Further, much of the cost saved was shifted to patients and, more specifically, their unpaid caregivers. Researchers estimated the value of caregiver time at $564 and out-of-pocket expenses at $94.
Research to date has focused on substitution of homecare for acute care. So has the attention of governments, who like homecare's potential for quick savings and the political mileage they can get out of stories of patients being treated in the community and happy to be so.
But Mr. Lewis says that in the long term, two other types of homecare clients seem to have tremendous potential to generate cost savings: those who might otherwise be in long-term residential care, and those whose use of health services can be reduced by low-intensity preventive homecare and social housing.
"I think institutional care is the real battleground of the future. If you blow an acute-care case and leave someone in hospital to convalesce, it's $800 down the drain. But if someone is in an institution who doesn't need to be, it's going to cost the system hundreds of thousands of dollars."
The third type of homecare, preventive, is the least studied and most taken for granted. It is also the area where, as demand grows, services are being dropped. Seniors who need help with activities of daily living are the ones being shunted aside, and academics warn that such an approach is foolhardy in the long run.
"Because bed substitution is seen as generating big cost savings, prevention and maintenance in the community has gotten short shrift," said Susan Wagner, a professor of nursing at the University of Saskatchewan and a member of the board of the Saskatoon Health District.
"Everybody is so focused on the acute side that care for the frail elderly and those with chronic disabilities has taken a big hit. We're going to pay heavily for that down the road," she said.
Mr. Lewis agrees. He says that seniors are being vilified for getting services that are portrayed as frills while there are perfectly sound public-policy reasons for spending health budgets on homemakers who clean, shop and provide attendant services such as bathing.
"Not giving Mrs. Smith a homemaker is not going to kill her, but [not having one] may prevent her from being in a situation where she falls and breaks a hip, or it may delay her admission to a nursing home by six months some five years down the road," Mr. Lewis said.
Put another way, you can provide a lot of homecare to a lot of people who, on the surface at least, don't desperately need it, and get it all back in the savings generated by a handful of cases. "As a health system, we should concentrate on saving big dollars over the long term rather than nickel-and-diming seniors," Mr. Lewis said.

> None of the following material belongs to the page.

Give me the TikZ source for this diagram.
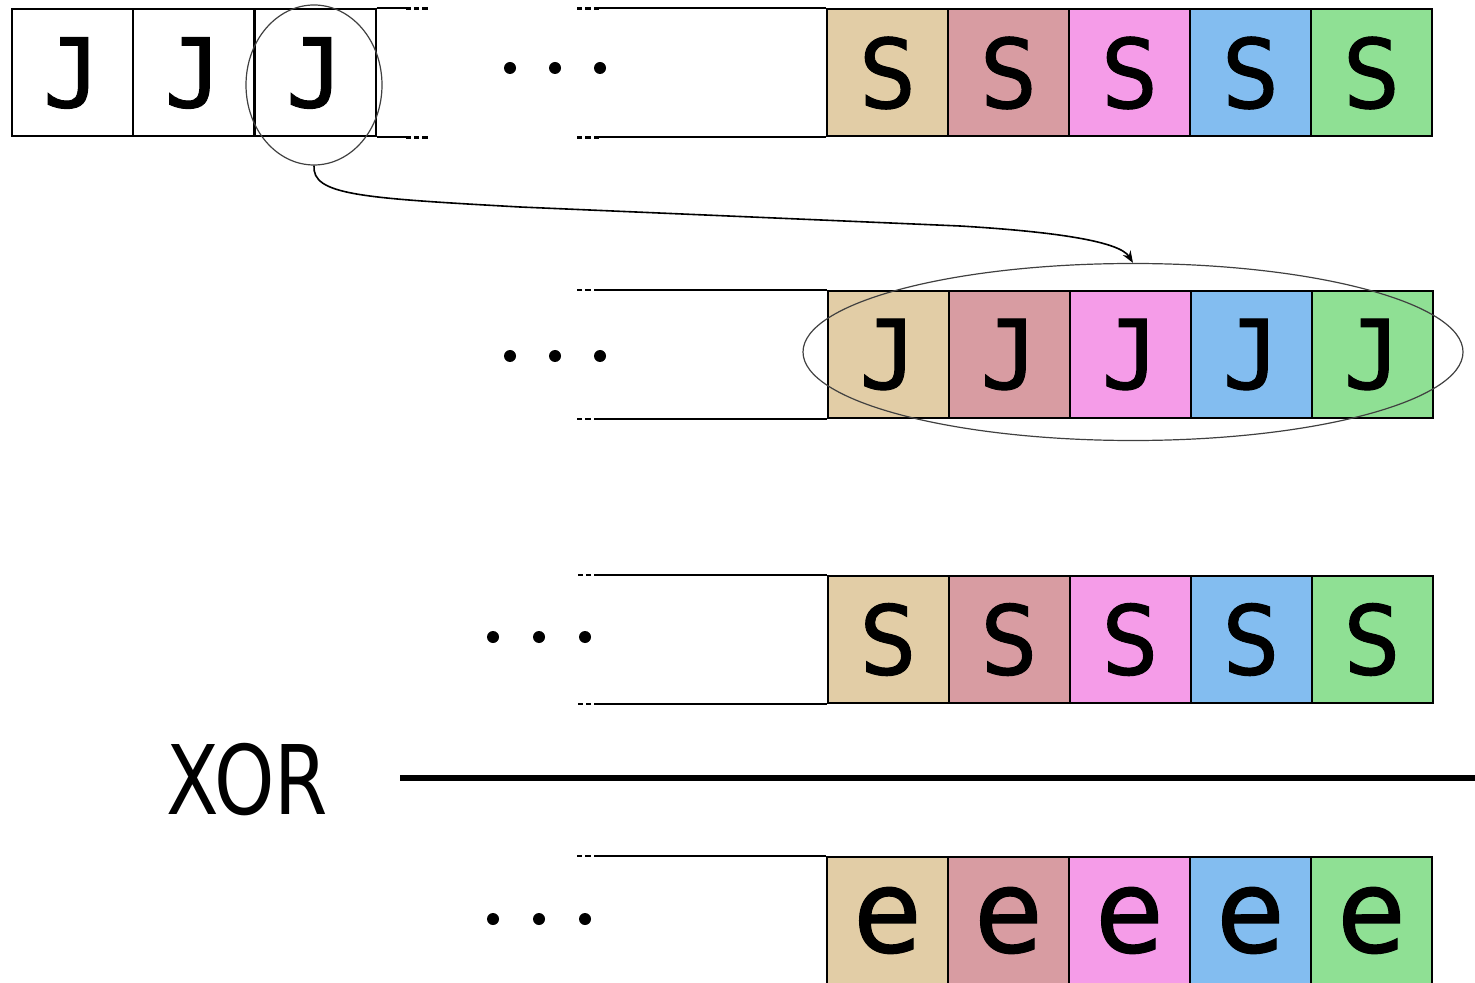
\documentclass[tikz,border=0pt]{standalone}
\usepackage{fontspec}
\setmainfont{DejaVu Sans}
\newfontfamily\cellfont[FakeBold=1]{DejaVu Sans Mono}
\usetikzlibrary{shapes.geometric,arrows.meta}
\definecolor{cTan}{HTML}{E2CDA6}
\definecolor{cRose}{HTML}{D89CA2}
\definecolor{cPink}{HTML}{F59CE8}
\definecolor{cBlue}{HTML}{83BDF0}
\definecolor{cGreen}{HTML}{8FE094}
\begin{document}
\begin{tikzpicture}[x=0.5pt,y=-0.5pt,
  cell/.style={draw,line width=1pt,minimum width=60.5pt,minimum height=63.5pt,
    inner sep=0pt,font=\cellfont\fontsize{48}{48}\selectfont},
  ecell/.style={cell,font=\cellfont\fontsize{58}{58}\selectfont},
  strip/.style={line width=1pt},
  tail/.style={line width=1.3pt,dash pattern=on 2.6pt off 1.6pt},
  dot/.style={circle,fill=black,inner sep=0pt,minimum size=6pt},
  ring/.style={ellipse,draw=black!75,line width=0.6pt,inner sep=0pt}]
\useasboundingbox (0,0) rectangle (1475,983);

% ---- row 1: plain J cells on the left, coloured S cells on the right
\foreach \i in {0,1,2}
  \node[cell] (l\i) at (72+121.5*\i,73) {J};
\draw[strip] (l2.north east) -- ++(29,0) coordinate (la);
\draw[tail] (la) -- ++(23,0);
\draw[strip] (l2.south east) -- ++(29,0) coordinate (lb);
\draw[tail] (lb) -- ++(23,0);
\foreach \c [count=\i from 0] in {cTan,cRose,cPink,cBlue,cGreen}
  \node[cell,fill=\c] (a\i) at (887.5+121*\i,73) {S};
\draw[strip] (a0.north west) -- ++(-227,0) coordinate (aa);
\draw[tail] (aa) -- ++(-22,0);
\draw[strip] (a0.south west) -- ++(-227,0) coordinate (ab);
\draw[tail] (ab) -- ++(-22,0);
\foreach \x [count=\i] in {510,555,600}
  \node[dot] (ad\i) at (\x,68) {};

% ---- row 2: J cells
\foreach \c [count=\i from 0] in {cTan,cRose,cPink,cBlue,cGreen}
  \node[cell,fill=\c] (b\i) at (888.5+121*\i,354.5) {J};
\draw[strip] (b0.north west) -- ++(-228,0) coordinate (ba);
\draw[tail] (ba) -- ++(-22,0);
\draw[strip] (b0.south west) -- ++(-228,0) coordinate (bb);
\draw[tail] (bb) -- ++(-22,0);
\foreach \x [count=\i] in {510,555,600}
  \node[dot] (bd\i) at (\x,356) {};

% ---- row 3: S cells
\foreach \c [count=\i from 0] in {cTan,cRose,cPink,cBlue,cGreen}
  \node[cell,fill=\c] (c\i) at (888+121*\i,639.5) {S};
\draw[strip] (c0.north west) -- ++(-227,0) coordinate (ca);
\draw[tail] (ca) -- ++(-22,0);
\draw[strip] (c0.south west) -- ++(-227,0) coordinate (cb);
\draw[tail] (cb) -- ++(-22,0);
\foreach \x [count=\i] in {493,539,585}
  \node[dot] (cd\i) at (\x,637) {};

% ---- XOR bar
\node[inner sep=0pt,font=\fontsize{48}{48}\selectfont] (xor) at (247,780) {\scalebox{0.8}[1]{XOR}};
\draw[line width=3pt] (400,778) coordinate (xa) -- (1475,778) coordinate (xb);

% ---- row 4: result cells
\foreach \c [count=\i from 0] in {cTan,cRose,cPink,cBlue,cGreen}
  \node[ecell,fill=\c] (d\i) at (887.5+121*\i,920.5) {e};
\draw[strip] (d0.north west) -- ++(-227,0) coordinate (da);
\draw[tail] (da) -- ++(-22,0);
\foreach \x [count=\i] in {493,539,585}
  \node[dot] (dd\i) at (\x,919) {};

% ---- highlight rings and the arrow joining them
\node[ring,minimum width=68pt,minimum height=80pt] (pick) at (314,85) {};
\node[ring,minimum width=330pt,minimum height=88.5pt] (spread) at (1133,352) {};
\draw[line width=0.8pt,-{Stealth[length=6pt,width=4.5pt]}]
  (pick.south) .. controls (312,195) and (360,198) .. (520,207)
  -- (960,226) .. controls (1060,232) and (1120,242) .. (spread.north);
\end{tikzpicture}
\end{document}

And the way to find out how best to save those big dollars, he said, is by investing in research.
"One of the big scandals in this country is how we got so far into medicare with so little knowledge. We're willing to spend $80-billion a year on the system but reluctant to spend a few million to research whether the money is well spent," Mr. Lewis said, shaking his head.
"If we want to know if a homecare system is a good investment, we have to do the intelligence work. If we don't, we'll pay for the lack of foresight -- just as we're doing in the acute-care sector today."